L’impression durable selon laquelle la léthargie du taux de change pourrait faire partie de la politique ambitieusement mercantiliste que mène l’administration américaine est un dernier point à considérer dans l’ensemble des prévisions sur le dollar US. Bien qu’ils n’aient pas expressément affirmé qu’ils souhaitaient que le dollar US baisse, les gouvernants américains n’ont pas protesté contre la baisse de 11 % environ du billet vert par rapport aux autres grandes devises depuis le début de l’année, ce qui laisse au moins entendre qu’ils en cautionnent tacitement la baisse.

Dans une certaine mesure, le brusque plongeon du dollar US cette année laisse entendre que les marchés anticipent déjà, au moins en partie, une multitude de facteurs négatifs qui plombent le billet vert, ce qui pourrait vouloir dire que cette monnaie se maintiendra dans le bas de la fourchette au cours des prochains mois, jusqu’à ce que les marchés aient une meilleure idée de la mesure dans laquelle la Fed baissera probablement ses taux — et de la rapidité avec laquelle les baisses de taux se feront probablement jour —, ainsi que de la mesure dans laquelle la politique douanière freinera la croissance de l’économie américaine.
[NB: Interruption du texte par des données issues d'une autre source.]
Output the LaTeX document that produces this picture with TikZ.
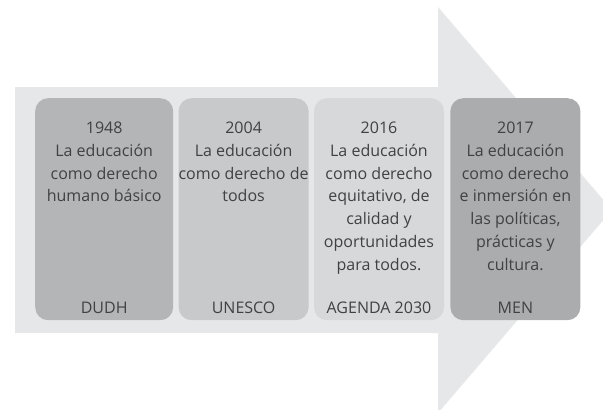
\documentclass[tikz,border=0pt]{standalone}
\usepackage{fontspec}
\setmainfont{Open Sans}
\usetikzlibrary{positioning}
\definecolor{flechagris}{HTML}{E6E7E8}
\definecolor{gris1}{HTML}{B4B5B7}
\definecolor{gris2}{HTML}{C8C9CB}
\definecolor{gris3}{HTML}{D7D8DA}
\definecolor{gris4}{HTML}{ABACAE}
\definecolor{textogris}{HTML}{414143}
\tikzset{
every node/.style={text=textogris}, % color del texto
etapa/.style={rectangle, rounded corners=13pt, minimum width=130pt, minimum height=222pt, inner sep=0pt, anchor=north west},
texto/.style={align=center, inner sep=0pt, font=\fontsize{16}{22.7}\selectfont},
}

\begin{document}
\begin{tikzpicture}[x=1pt,y=-1pt]
        \useasboundingbox (0,0) rectangle (603,410);
        \clip (0,0) rectangle (603,410);
        % flecha de fondo
        \fill[flechagris] (15,87) -- (438,87) -- (438,7) -- (612,210) -- (438,413) -- (438,333) -- (15,333) -- cycle;

        \node[etapa, fill=gris1, minimum width=138pt] (b1) at (35,98) {};
        \node[etapa, fill=gris2, right=5pt of b1] (b2) {};
        \node[etapa, fill=gris3, right=5pt of b2] (b3) {};
        \node[etapa, fill=gris4, right=6pt of b3] (b4) {};

        \node[texto, below=24pt of b1.north] (t1) {1948\\La educación\\como derecho\\humano básico};
        \node[texto, below=24pt of b2.north] (t2) {2004\\La educación\\como derecho de\\todos};
        \node[texto, below=24pt of b3.north] (t3) {2016\\La educación\\como derecho\\equitativo, de\\calidad y\\oportunidades\\para todos.};
        \node[texto, below=24pt of b4.north] (t4) {2017\\La educación\\como derecho\\e inmersión en\\las políticas,\\prácticas y\\cultura.};

        \node[texto, above=6.5pt of b1.south, anchor=base] (s1) {DUDH};
        \node[texto, above=6.5pt of b2.south, anchor=base] (s2) {UNESCO};
        \node[texto, above=6.5pt of b3.south, anchor=base] (s3) {AGENDA 2030};
        \node[texto, above=6.5pt of b4.south, anchor=base] (s4) {MEN};
      \end{tikzpicture}
\end{document}
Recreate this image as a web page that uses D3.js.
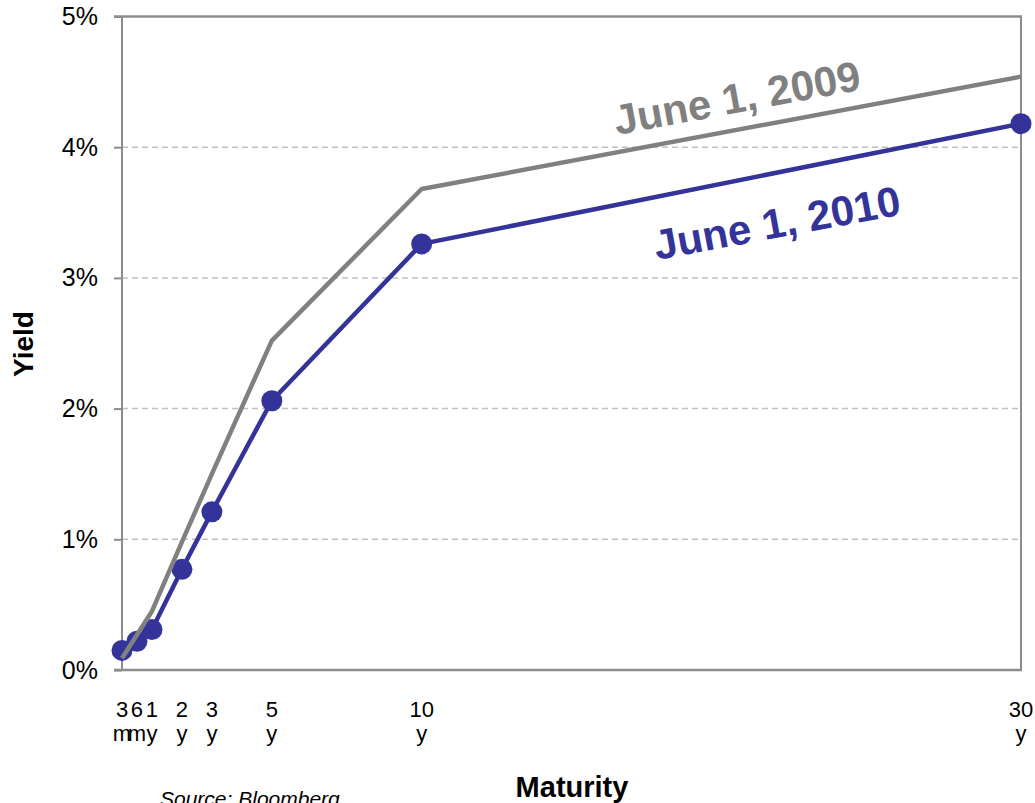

Nous pensons que plusieurs indicateurs, portés par le marché, laissent entendre que la prépondérance des risques penche solidement pour un fléchissement du dollar US à moyen et à plus long termes. Les prix des options continuent de correspondre à une légère prime sur les options de vente en dollars par rapport aux options d’achat dans cette monnaie pour les échéances à trois mois. Les prix à plus long terme correspondent à une probabilité implicite plus forte que le dollar US s’échange à un taux inférieur à l’euro (EUR) jusqu’à la fin de cette année et l’an prochain. Les cours de l’or sans précédent sont un autre indice du plaidoyer pour un dollar faible. Enfin, nous constatons que l’évolution du cours du dollar continue de suivre assez fidèlement la progression des taux de change à la fin de 2016 et au début de 2017, autrement dit, aux environs de l’élection et de l’aube du premier mandat du président Trump. Si cette tendance continue de représenter en quelque sorte un guide, le dollar US pourrait se stabiliser ou se raffermir légèrement dans les prochains mois avant de sombrer, l’an prochain, dans de nouveaux creux cycliques.